Designing strong interview tasks is only half the challenge. The other half is knowing that candidates are completing them honestly. Evy is the only AI interview platform with real-time eye tracking that detects when candidates are using undisclosed AI assistance during a session. For HR teams running structured technical interviews at scale, that integrity layer matters. Evy screens candidates 24/7, surfaces attention patterns that differ from natural problem-solving, and gives your team a transcript and behavioral record to review. See the full feature set at Evy's anti-cheat interview platform and run assessments you can actually trust.
FAQ
What are job-relevant interview tasks?
Job-relevant interview tasks are structured exercises that replicate actual job duties to assess candidate skills under comparable conditions. They include behavioral questions, work-sample tasks, take-home assignments, and role-specific design or coding challenges.
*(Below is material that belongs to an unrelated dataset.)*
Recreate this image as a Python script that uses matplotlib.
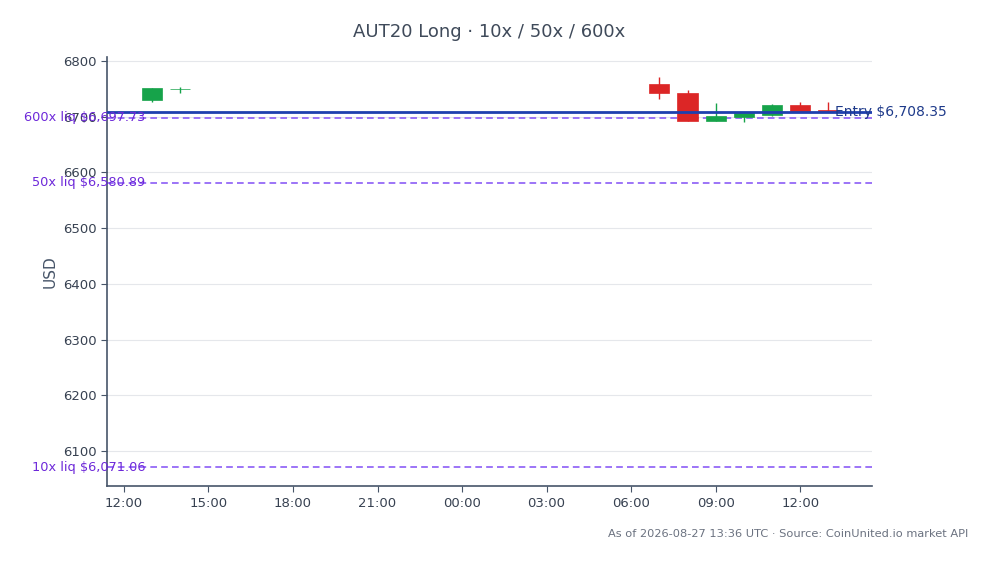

How long should a take-home interview assignment be?
Take-home assignments should be scoped to 2–6 hours, with the time expectation disclosed to candidates upfront. Assignments that require more time risk being unfair and may cross into unpaid work territory.
How do you prevent cheating on interview tasks?
Tasks can be designed with hidden evaluation constraints and AI verification requirements, as the vibe-interviewing framework demonstrates. Platforms like Evy add a real-time eye-tracking layer to detect undisclosed AI use during live sessions.
Should candidates be told what the task evaluates?
Disclosing evaluation criteria to candidates improves fairness and reduces noise without reducing task validity. Candidates who understand what is being assessed produce more relevant responses, which makes scoring more reliable.
What is the difference between behavioral and hypothetical questions?
Behavioral questions ask candidates to describe past experiences to provide evidence of demonstrated skills. Hypothetical questions present novel scenarios to assess reasoning and judgment in situations the candidate may not have encountered before.